Hace casi diez años despertamos horrorizados al enterarnos de una matanza en un lejano pueblo del estado mexicano de Tamaulipas, al noreste de ese país: 72 migrantes habían sido asesinados por el cartel de los Zetas, entre ellos 14 salvadoreños.

Los detalles de la matanza siguen causando escalofríos cuando uno los repasa y además es un recordatorio permamente de los peligros de la migración irregular, único camino que lamentablemente tienen los menos afortunados para intentar salir de la pobreza endémica que los afecta o de la inseguridad que los acosa.

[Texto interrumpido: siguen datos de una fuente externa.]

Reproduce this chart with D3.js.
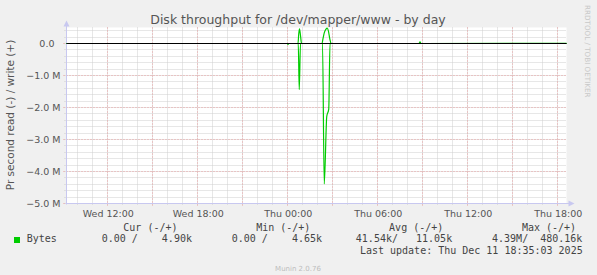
<!DOCTYPE html>
<html>
<head>
<meta charset="utf-8">
<script src="https://cdn.jsdelivr.net/npm/d3@7"></script>
<style>
  body { margin: 0; background: #f0f0f0; }
  svg { display: block; }
  text { font-family: "DejaVu Sans", sans-serif; }
  .mono { font-family: "DejaVu Sans Mono", monospace; font-size: 10px; fill: #444; }
</style>
</head>
<body>
<div class="holder"></div>
<script>
const title = 'Disk throughput for /dev/mapper/www - by day';
const yLabel = 'Pr second read (-) / write (+)';

// time points (local) and bytes/s, read is drawn below zero
const readTimes = [
  '2025-12-10T09:15', '2025-12-10T23:57', '2025-12-11T00:01', '2025-12-11T00:05',
  '2025-12-11T00:42', '2025-12-11T00:46', '2025-12-11T00:51',
  '2025-12-11T02:19', '2025-12-11T02:26', '2025-12-11T02:36', '2025-12-11T02:44', '2025-12-11T02:49',
  '2025-12-11T18:35'
];
const readValues = [
  0, 0, 30000, 0,
  0, 1440000, 0,
  0, 4390000, 2280000, 2050000, 0,
  0
];
const writeTimes = [
  '2025-12-10T09:15', '2025-12-11T00:41', '2025-12-11T00:44', '2025-12-11T00:47', '2025-12-11T00:51', '2025-12-11T00:55',
  '2025-12-11T02:17', '2025-12-11T02:21', '2025-12-11T02:26', '2025-12-11T02:33', '2025-12-11T02:38', '2025-12-11T02:43', '2025-12-11T02:48', '2025-12-11T02:54',
  '2025-12-11T08:45', '2025-12-11T08:49', '2025-12-11T08:53',
  '2025-12-11T18:35'
];
const writeValues = [
  0, 0, 300000, 460000, 250000, 0,
  0, 150000, 330000, 450000, 480000, 380000, 150000, 0,
  0, 50000, 0,
  4900
];

const legendHeaders = ['Cur (-/+)', 'Min (-/+)', 'Avg (-/+)', 'Max (-/+)'];
const legendRead = ['0.00 ', '0.00 ', '41.54k', '4.39M'];
const legendWrite = ['4.90k', '4.65k', '11.05k', '480.16k'];
const seriesName = 'Bytes';
const lastUpdate = 'Last update: Thu Dec 11 18:35:03 2025';

const yTicks = [-5e6, -4e6, -3e6, -2e6, -1e6, 0];

const W = 597, H = 275;
const pLeft = 66.5, pRight = 566.5, pTop = 27.5, pBottom = 203.5;

const parse = d3.timeParse('%Y-%m-%dT%H:%M');

const x = d3.scaleTime()
  .domain([parse('2025-12-10T09:15'), parse('2025-12-11T18:35')])
  .range([pLeft, pRight]);

const y = d3.scaleLinear()
  .domain([-5e6, 0.5e6])
  .range([pBottom, pTop]);

const svg = d3.select('.holder').append('svg')
  .attr('width', W)
  .attr('height', H);

svg.append('rect').attr('width', W).attr('height', H).attr('fill', '#f0f0f0');
svg.append('rect')
  .attr('x', pLeft).attr('y', pTop)
  .attr('width', pRight - pLeft).attr('height', pBottom - pTop)
  .attr('fill', '#ffffff');

const px = v => Math.round(v - 0.5) + 0.5;

// minor grid
const grid = svg.append('g');
grid.selectAll('.vmin')
  .data(x.ticks(d3.timeHour.every(1)))
  .enter().append('line')
  .attr('x1', d => px(x(d))).attr('x2', d => px(x(d)))
  .attr('y1', pTop).attr('y2', pBottom + 2)
  .attr('stroke', '#cfcfcf').attr('stroke-dasharray', '1,1');
grid.selectAll('.hmin')
  .data(y.ticks(25))
  .enter().append('line')
  .attr('x1', pLeft - 2).attr('x2', pRight)
  .attr('y1', d => px(y(d))).attr('y2', d => px(y(d)))
  .attr('stroke', '#cfcfcf').attr('stroke-dasharray', '1,1');

// major grid
grid.selectAll('.vmaj')
  .data(x.ticks(d3.timeHour.every(3)))
  .enter().append('line')
  .attr('x1', d => px(x(d))).attr('x2', d => px(x(d)))
  .attr('y1', pTop).attr('y2', pBottom + 3)
  .attr('stroke', '#e8a0a0').attr('stroke-dasharray', '1,2');
grid.selectAll('.hmaj')
  .data(yTicks)
  .enter().append('line')
  .attr('x1', pLeft - 3).attr('x2', pRight)
  .attr('y1', d => px(y(d))).attr('y2', d => px(y(d)))
  .attr('stroke', '#e8a0a0').attr('stroke-dasharray', '1,2');

// axis lines with arrows
svg.append('line')
  .attr('x1', pLeft).attr('x2', pLeft).attr('y1', pTop - 4).attr('y2', pBottom + 1)
  .attr('stroke', '#c8c8f0');
svg.append('line')
  .attr('x1', pLeft - 1).attr('x2', pRight + 4).attr('y1', pBottom).attr('y2', pBottom)
  .attr('stroke', '#c8c8f0');
svg.append('path')
  .attr('d', `M${pLeft - 3},${pTop - 1}L${pLeft + 3},${pTop - 1}L${pLeft},${pTop - 7}Z`)
  .attr('fill', '#c8c8f0');
svg.append('path')
  .attr('d', `M${pRight + 2},${pBottom - 3}L${pRight + 2},${pBottom + 3}L${pRight + 8},${pBottom}Z`)
  .attr('fill', '#c8c8f0');

// data lines
const line = d3.line()
  .x(d => x(d[0]))
  .y(d => y(d[1]))
  .curve(d3.curveMonotoneX);

const readData = readTimes.map((t, i) => [parse(t), -readValues[i]]);
const writeData = writeTimes.map((t, i) => [parse(t), writeValues[i]]);

svg.append('path')
  .datum(readData)
  .attr('d', line)
  .attr('fill', 'none')
  .attr('stroke', '#00cc00')
  .attr('stroke-width', 1.2);
svg.append('path')
  .datum(writeData)
  .attr('d', line)
  .attr('fill', 'none')
  .attr('stroke', '#00cc00')
  .attr('stroke-width', 1.2);

// zero rule
svg.append('line')
  .attr('x1', pLeft).attr('x2', pRight)
  .attr('y1', px(y(0))).attr('y2', px(y(0)))
  .attr('stroke', '#000000');

// axes labels
const yAxis = d3.axisLeft(y)
  .tickValues(yTicks)
  .tickSize(0)
  .tickPadding(6)
  .tickFormat(d => d === 0 ? '0.0\u00a0\u00a0' : d3.format('.1f')(d / 1e6) + ' M');
const gy = svg.append('g')
  .attr('transform', `translate(${pLeft},0)`)
  .call(yAxis);
gy.select('.domain').remove();
gy.selectAll('text')
  .attr('font-family', '"DejaVu Sans", sans-serif')
  .attr('font-size', '9.5px')
  .attr('fill', '#555')
  .attr('dy', '0.35em');

const xAxis = d3.axisBottom(x)
  .ticks(d3.timeHour.every(6))
  .tickSize(0)
  .tickPadding(0)
  .tickFormat(d3.timeFormat('%a %H:%M'));
const gx = svg.append('g')
  .attr('transform', `translate(0,${pBottom})`)
  .call(xAxis);
gx.select('.domain').remove();
gx.selectAll('text')
  .attr('font-family', '"DejaVu Sans", sans-serif')
  .attr('font-size', '9.5px')
  .attr('fill', '#555')
  .attr('y', 13)
  .attr('dy', 0);

// title
svg.append('text')
  .attr('x', 298)
  .attr('y', 24)
  .attr('text-anchor', 'middle')
  .attr('font-size', '12.5px')
  .attr('fill', '#555')
  .text(title);

svg.append('text')
  .attr('transform', 'translate(14,115) rotate(-90)')
  .attr('text-anchor', 'middle')
  .attr('font-size', '10.5px')
  .attr('fill', '#555')
  .text(yLabel);

svg.append('text')
  .attr('transform', 'translate(584.5,5) rotate(90)')
  .attr('font-size', '7.2px')
  .attr('fill', '#c8c8c8')
  .text('RRDTOOL / TOBI OETIKER');

// legend
const headerX = [123.3, 256.2, 389.1, 521.9];
const colX = [89.6, 219.7, 349.8, 480];

svg.selectAll('.hdr')
  .data(legendHeaders)
  .enter().append('text')
  .attr('class', 'mono')
  .attr('x', (d, i) => headerX[i])
  .attr('y', 230.5)
  .text(d => d);

svg.append('rect')
  .attr('x', 14).attr('y', 237).attr('width', 6).attr('height', 6)
  .attr('fill', '#00cc00');
svg.append('text')
  .attr('class', 'mono')
  .attr('x', 26.7).attr('y', 242.3)
  .text(seriesName);

svg.selectAll('.val')
  .data(legendRead)
  .enter().append('text')
  .attr('class', 'mono')
  .attr('xml:space', 'preserve')
  .style('white-space', 'pre')
  .attr('x', (d, i) => colX[i])
  .attr('y', 242.3)
  .text((d, i) => d.padStart(7, ' ') + '/  ' + legendWrite[i].padStart(7, ' '));

svg.append('text')
  .attr('class', 'mono')
  .attr('x', 582.7).attr('y', 254.3)
  .attr('text-anchor', 'end')
  .text(lastUpdate);

svg.append('text')
  .attr('x', 298).attr('y', 271)
  .attr('text-anchor', 'middle')
  .attr('font-size', '7px')
  .attr('fill', '#bdbdbd')
  .text('Munin 2.0.76');
</script>
</body>
</html>
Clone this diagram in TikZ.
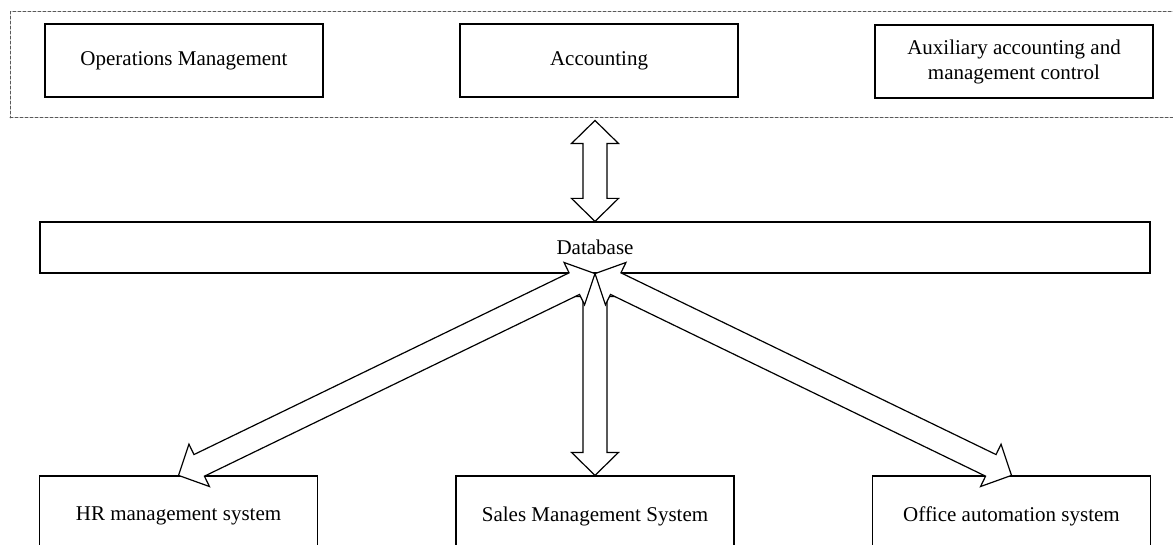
\documentclass[tikz,border=0pt]{standalone}
\usepackage{fontspec}
\setmainfont{Liberation Serif}
\usepackage{tikz}
\usetikzlibrary{calc}

% hollow block arrow with a head at both ends
\newcommand{\hollowarrow}[2]{%
  \draw[arr] (#1) -- ($(#1)!11.5pt!(#2)!11.75pt!90:(#2)$) -- ($(#1)!11.5pt!(#2)!6pt!90:(#2)$)
    -- ($(#2)!11.5pt!(#1)!6pt!-90:(#1)$) -- ($(#2)!11.5pt!(#1)!11.75pt!-90:(#1)$) -- (#2)
    -- ($(#2)!11.5pt!(#1)!11.75pt!90:(#1)$) -- ($(#2)!11.5pt!(#1)!6pt!90:(#1)$)
    -- ($(#1)!11.5pt!(#2)!6pt!-90:(#2)$) -- ($(#1)!11.5pt!(#2)!11.75pt!-90:(#2)$) -- cycle;}

\begin{document}
\begin{tikzpicture}[line cap=round,line join=round,x=0.5pt,y=-0.5pt,
    box/.style={draw=black,line width=0.6pt,line cap=rect,line join=miter,minimum width=139pt,minimum height=36.5pt,inner sep=0pt,align=center,font=\fontsize{10.5}{12.5}\selectfont},
    arr/.style={draw=black,fill=white,line width=0.6pt,line join=miter}]
      \useasboundingbox (0,0) rectangle (1173,545);
      \clip (0,0) rectangle (1173,545);
      % dashed group round the three modules
      \node[draw=black!65,dash pattern=on 1.5pt off 1pt,line width=0.5pt,minimum width=585pt,minimum height=53pt,inner sep=0pt] (group) at (595,65) {};
      \node[box] (ops) at (184,60.5) {Operations Management};
      \node[box] (acc) at (599,60.5) {Accounting};
      \node[box] (aux) at (1014,61.5) {Auxiliary accounting and\\management control};
      \node[box,minimum width=555pt,minimum height=25.5pt] (db) at (595,247.5) {Database};
      \node[box,minimum height=40pt] (hr) at (178.5,516) {HR management system};
      \node[box,minimum height=40pt] (sales) at (595,516) {Sales Management System};
      \node[box,minimum height=40pt] (oa) at (1011.5,516) {Office automation system};
      % arrows
      \coordinate (up) at ($(group.south -| db.north)+(0,2)$);
      \hollowarrow{up}{db.north}
      \hollowarrow{db.south}{sales.north}
      \hollowarrow{db.south}{hr.north}
      \hollowarrow{db.south}{oa.north}
\end{tikzpicture}
\end{document}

Eran 58 hombres y 14 mujeres, con las manos atadas hacia atrás, asesinados de balazos en la espalda, y luego apilados y puestos a la intemperie. Una imagen horrorosa. Las autoridades mexicanas presumen que los 72 migrantes fueron secuestrados y extorsionados. Buscaban que sus familiares en Estados Unidos pagaran su rescate y como no lo lograron, fueron asesinados.

Solo nos enteramos una semana después de los hechos y aunque las autoridades mexicanas lograron la captura de los supuestos pistoleros, los cerebros de la matanza nunca pagaron por sus actos.

Aquello fue una pesadilla y sigue siéndolo para las familias que perdieron a sus parientes en aquel intento fallido. La migración ilegal está llena de caminos de perversidad, coyotes inescrupulosos que no solo estafan a las familias, sino que venden a los migrantes como si fueran animales de carga, otros los explotan sexualmente u obligan a traficar drogas. Muchísimos más pierden la vida en el intento como vimos hace unos meses con aquel padre y su bebé ahogados en el río Bravo.

Todos esos episodios son horribles, pero lo de Tamaulipas es algo inolvidable que debe seguir siendo un grito en demanda permanente de justicia.